Stop treating fear like a stop sign
Most men don’t need more dating advice. They need to stop negotiating with their own hesitation.
You do not need to feel smooth, rich, healed, or “in the right headspace” to ask a woman out. You need to be willing to feel awkward for 30 seconds. That’s it. The fear is not proof you should avoid the move; it’s usually proof the move matters.
If you see a woman at a coffee shop and your brain starts building a court case against approaching her — “She’s busy,” “She probably has a boyfriend,” “I’m not in the mood” — that’s fear doing its favorite trick: turning discomfort into logic. Walk up anyway. Say, “Hey, I know this is random, but I wanted to meet you. I’m [name].” Short. Clean. No speech.
Same thing with texting. If you keep rewriting the message because you’re afraid of sounding stupid, send the simple version: “You free Thursday or Friday?” Not because it’s flawless, but because clarity beats anxiety every time.
Being alone is not a problem to fix
A lot of men use dating as a way to avoid their own company. That creates pressure, and pressure makes you act weird. Women can feel when you need them to rescue your mood.
Learn to do things alone without making it a dramatic identity crisis. Go to the event. Eat at the restaurant. Take the walk. Visit the bookstore. Not as a sad, cinematic hero, but as a man who can occupy his own life.
Example: if you want to meet more women, go to places where people actually talk — a class, a local meetup, a bar with seats at the counter, a daytime event. Don’t sit at home waiting for an invitation to your rebirth. Show up solo and act normal. People are far less interested in your relationship status than you think.
Also, being alone makes you less needy in conversation. If a date doesn’t go anywhere, your whole week doesn’t collapse. That calm is attractive. Not fake calm. Real calm. The kind that comes from knowing your life still works if one woman says no.
Broke is not the problem you think it is
Money matters in dating, but not in the way insecure guys imagine.
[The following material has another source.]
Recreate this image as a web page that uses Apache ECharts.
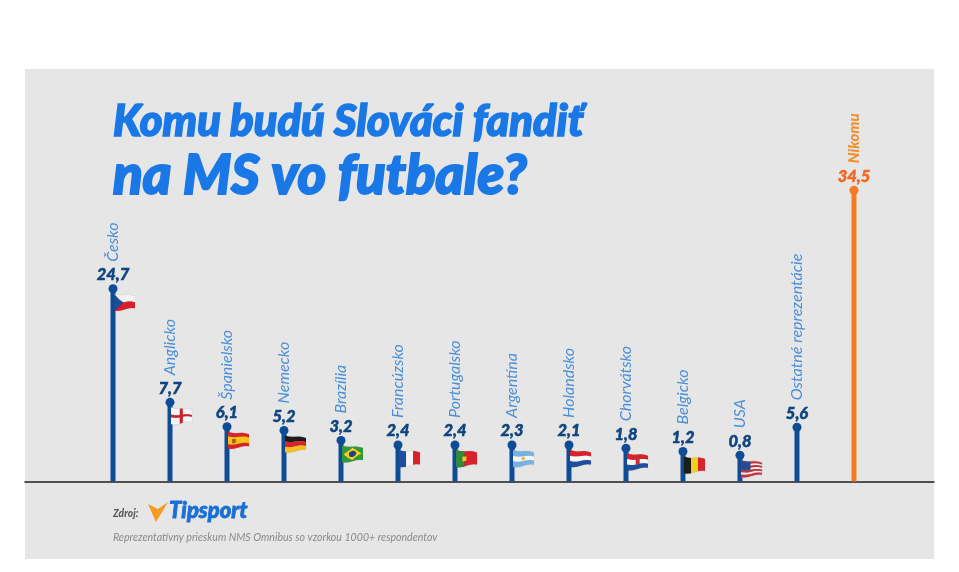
<!DOCTYPE html>
<html><head><meta charset="utf-8">
<style>html,body{margin:0;padding:0;background:#fff}#c{width:959px;height:572px}</style>
<script src="https://cdn.jsdelivr.net/npm/echarts@6/dist/echarts.min.js"></script>
</head><body><div id="c"></div>
<script>
// Categories and printed shares, as labelled in the picture
var categories = ['Česko','Anglicko','Španielsko','Nemecko','Brazília','Francúzsko','Portugalsko','Argentína','Holandsko','Chorvátsko','Belgicko','USA','Ostatné reprezentácie','Nikomu'];
var shares = [24.7,7.7,6.1,5.2,3.2,2.4,2.4,2.3,2.1,1.8,1.2,0.8,5.6,34.5];
// The picture's stems are not drawn to scale with the printed shares:
// these are the stem lengths, in axis units.
var stemLengths = [22.9,9.4,6.5,6.07,4.88,4.34,4.34,4.34,4.34,3.95,3.57,3.12,6.45,34.6];
var flagKeys = ['cz','en','es','de','br','fr','pt','ar','nl','hr','be','us',null,null];

var FONT = 'Lato, sans-serif';
var BLUE = '#0f4c96', ORANGE = '#f77a22', TITLE = '#1a78e6';

function R(c,u0,v0,u1,v1){return {c:c,p:[[u0,v0],[u1,v0],[u1,v1],[u0,v1]]};}
function P(c,p){return {c:c,p:p};}
var flags = {
  cz:[R('#f2f2f2',0,0,1,.5),R('#d9202a',0,.5,1,1),P('#1a4f96',[[0,0],[.45,.5],[0,1]])],
  en:[R('#f5f5f5',0,0,1,1),R('#cf1f2b',.42,0,.56,1),R('#cf1f2b',0,.42,1,.58)],
  es:[R('#d8232a',0,0,1,1),R('#f6c21c',0,.26,1,.74),R('#b5562a',.2,.38,.36,.64)],
  de:[R('#1c1c1c',0,0,1,.34),R('#d8232a',0,.34,1,.67),R('#f5bf1e',0,.67,1,1)],
  br:[R('#2f9a3c',0,0,1,1),P('#f5d61e',[[.5,.08],[.93,.5],[.5,.92],[.07,.5]]),P('#1f3f8a',[[.5,.28],[.64,.36],[.68,.5],[.64,.64],[.5,.72],[.36,.64],[.32,.5],[.36,.36]])],
  fr:[R('#1d4f9c',0,0,.34,1),R('#f5f5f5',.34,0,.67,1),R('#d8232a',.67,0,1,1)],
  pt:[R('#d8232a',0,0,1,1),R('#2f8a3c',0,0,.4,1),R('#f0c020',.3,.34,.5,.66)],
  ar:[R('#74b3e4',0,0,1,1),R('#f5f5f5',0,.34,1,.67),R('#e6b93a',.42,.42,.56,.58)],
  nl:[R('#d8232a',0,0,1,.34),R('#f5f5f5',0,.34,1,.67),R('#1d4f9c',0,.67,1,1)],
  hr:[R('#d8232a',0,0,1,.34),R('#f5f5f5',0,.34,1,.67),R('#1d4f9c',0,.67,1,1),R('#c8303a',.42,.2,.6,.68)],
  be:[R('#1c1c1c',0,0,.34,1),R('#f5cf1e',.34,0,.67,1),R('#d8232a',.67,0,1,1)],
  us:[R('#f3f3f3',0,0,1,1),R('#c9303a',0,0,1,.14),R('#c9303a',0,.28,1,.42),R('#c9303a',0,.56,1,.7),R('#c9303a',0,.84,1,1),R('#2b4a94',0,0,.45,.56)]
};

function warp(sx,sy,u,v){
  var h = 17 - 5*u;
  var y = sy + 5 + 2.5*u + v*h + 0.7*Math.sin(u*Math.PI*2);
  return [sx + 1 + u*21, y];
}
function edgePts(pts,sx,sy){
  var out=[],n=pts.length;
  for(var i=0;i<n;i++){
    var a=pts[i],b=pts[(i+1)%n];
    for(var k=0;k<6;k++){
      var t=k/6;
      out.push(warp(sx,sy,a[0]+(b[0]-a[0])*t,a[1]+(b[1]-a[1])*t));
    }
  }
  return out;
}

var chart = echarts.init(document.getElementById('c'),null,{renderer:'canvas'});
var points = stemLengths.map(function(h,i){return [i,h];});
function colorAt(i){return i===13?ORANGE:BLUE;}

chart.setOption({
  animation:false,
  backgroundColor:'#ffffff',
  title:[
    {text:'Komu budú Slováci fandiť',left:108,top:95,textStyle:{fontFamily:FONT,fontStyle:'italic',fontWeight:900,fontSize:43.5,color:TITLE,textBorderColor:TITLE,textBorderWidth:1.6}},
    {text:'na MS vo futbale?',left:108,top:144,textStyle:{fontFamily:FONT,fontStyle:'italic',fontWeight:900,fontSize:54.5,color:TITLE,textBorderColor:TITLE,textBorderWidth:2}}
  ],
  grid:{left:25,right:25,top:69,bottom:90.5,show:true,backgroundColor:'#e6e6e6',borderWidth:0},
  xAxis:{type:'value',min:-1.544,max:14.404,axisLine:{show:true,onZero:true,lineStyle:{color:'#1f1f1f',width:1.5}},axisTick:{show:false},axisLabel:{show:false},splitLine:{show:false}},
  yAxis:{type:'value',min:0,max:49,show:false,splitLine:{show:false}},
  graphic:[
    {type:'rect',silent:true,z:-1,shape:{x:25,y:481,width:909,height:78},style:{fill:'#e6e6e6'}},
    {type:'text',x:113,y:509,z:5,style:{text:'Zdroj:',font:'italic 900 10.3px '+FONT,fill:'#5a5a5a'}},
    {type:'polygon',z:5,shape:{points:[[148,504],[158,509],[168,502],[156,522]]},style:{fill:'#f59a23'}},
    {type:'text',x:169,y:500,z:5,style:{text:'Tipsport',font:'italic 900 22px '+FONT,fill:'#1a6fd6',stroke:'#1a6fd6',lineWidth:0.8}},
    {type:'text',x:113,y:532,z:5,style:{text:'Reprezentatívny prieskum NMS Omnibus so vzorkou 1000+ respondentov',font:'italic 400 10.6px '+FONT,fill:'#8a8a8a'}}
  ],
  series:[
    {type:'bar',barWidth:5,z:2,silent:true,
     data:points.map(function(p,i){return {value:p,itemStyle:{color:colorAt(i)}};})},
    {type:'custom',z:3,silent:true,clip:false,data:points,
     renderItem:function(params,api){
       var key=flagKeys[params.dataIndex];
       if(!key) return {type:'group',children:[]};
       var c=api.coord([api.value(0),api.value(1)]);
       return {type:'group',children:flags[key].map(function(s){
         return {type:'polygon',shape:{points:edgePts(s.p,c[0],c[1])},style:{fill:s.c,shadowBlur:1,shadowColor:'rgba(0,0,0,0.25)'}};
       })};
     }},
    {type:'scatter',z:4,symbol:'circle',symbolSize:9,silent:true,
     itemStyle:{opacity:1},
     data:points.map(function(p,i){
       return {value:p,itemStyle:{color:colorAt(i),opacity:1},
         label:{color:i===13?'#f0691f':'#0e447f',textBorderColor:i===13?'#f0691f':'#0e447f',textBorderWidth:0.5}};
     }),
     label:{show:true,position:'top',distance:1,fontFamily:FONT,fontStyle:'italic',fontWeight:900,fontSize:16.5,
       formatter:function(o){return shares[o.dataIndex].toFixed(1).replace('.',',');}}},
    {type:'scatter',z:4,symbolSize:0,silent:true,
     itemStyle:{opacity:1},
     data:points.map(function(p,i){
       return {value:p,label:i===13?{color:'#f0902f',fontWeight:900,fontSize:15}:{color:'#4a8ed8'}};
     }),
     label:{show:true,position:'top',distance:27,rotate:90,align:'left',verticalAlign:'middle',fontFamily:FONT,fontStyle:'italic',fontWeight:400,fontSize:16,
       formatter:function(o){return categories[o.dataIndex];}}}
  ]
});
</script></body></html>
You do not need to look rich. You need to look stable, thoughtful, and honest.
A broke guy who still has his life together is more attractive than a guy with money who spends like a child. If you can’t do fancy dinners, don’t fake it. Suggest a walk, coffee, drinks, a museum, a cheap lunch spot, or a food truck date. Plenty of women prefer low-pressure dates anyway because they can actually tell if you’re good company.
What kills attraction is not low income. It’s visible panic about low income. If you’re broke and constantly apologizing, oversharing your financial stress, or trying to impress with the last $200 in your account, that’s a turnoff. Be straightforward: “I’m keeping things pretty low-key these days, but I’d like to take you out.” That’s confident enough.
One real-world example: if you’re deciding between buying expensive clothes or fixing your car, fix the car. Reliability beats peacocking. Another example: if you can’t afford weekly dates, don’t start a dating pace you can’t sustain. Date consistently, but within your means. A woman would rather see a man who is responsible than one who is theatrically broke and pretending not to be.
Tired doesn’t mean stop; it means simplify
A lot of opportunities disappear because men think they need full energy to make a move. They don’t. They need a smaller plan.
If you’re tired after work, don’t cancel your social life entirely. Use a low-friction version of dating. Send one message. Make one plan. Show up for one drink. You are not auditioning for an Olympic medal in romance. You are building momentum.
This matters because energy is not just physical. It’s also emotional. Some nights you’ll feel flat, awkward, or numb. That’s normal. You can still be polite, present, and direct.
Example: instead of texting six women and trying to keep a full conversation alive, text one: “I’m grabbing a drink near downtown Thursday. Join if you want.” If she’s interested, great. If not, your night survives. Another example: if you’re too wiped for a long date, suggest something short. “I’m a little fried today, but I’d still be down to meet for a quick coffee.” That’s adult behavior, not weakness.
The point is not to force intensity when you’re running on fumes. The point is to stop letting low energy become a permanent excuse.
Do the awkward version early
The men who get better with women usually do one thing consistently: they get the awkward part over with fast.
They don’t wait for the perfect opening. They don’t plan for two weeks. They say the thing, ask the question, or set the plan before their brain has time to sabotage it.
If you like her, tell her. Not in a dramatic confession. Just enough to be clear: “I like talking to you. Want to grab a drink this week?” If she’s into it, great. If she isn’t, you find out early instead of living in half-delusion.
If you’re on a date and things are going well, don’t hide behind “chill vibes” forever. Make a move when it makes sense. If you wait until the end of the night hoping for a psychic green light, you may miss it. A simple, respectful “I want to kiss you” or a pause and lean-in is more effective than acting like you’re waiting for a corporate approval email from the universe.
Awkwardness is part of the price. The guys who accept that pay less overall.
The truth is simple: most of your dating life gets better the moment you stop asking for permission from your fear.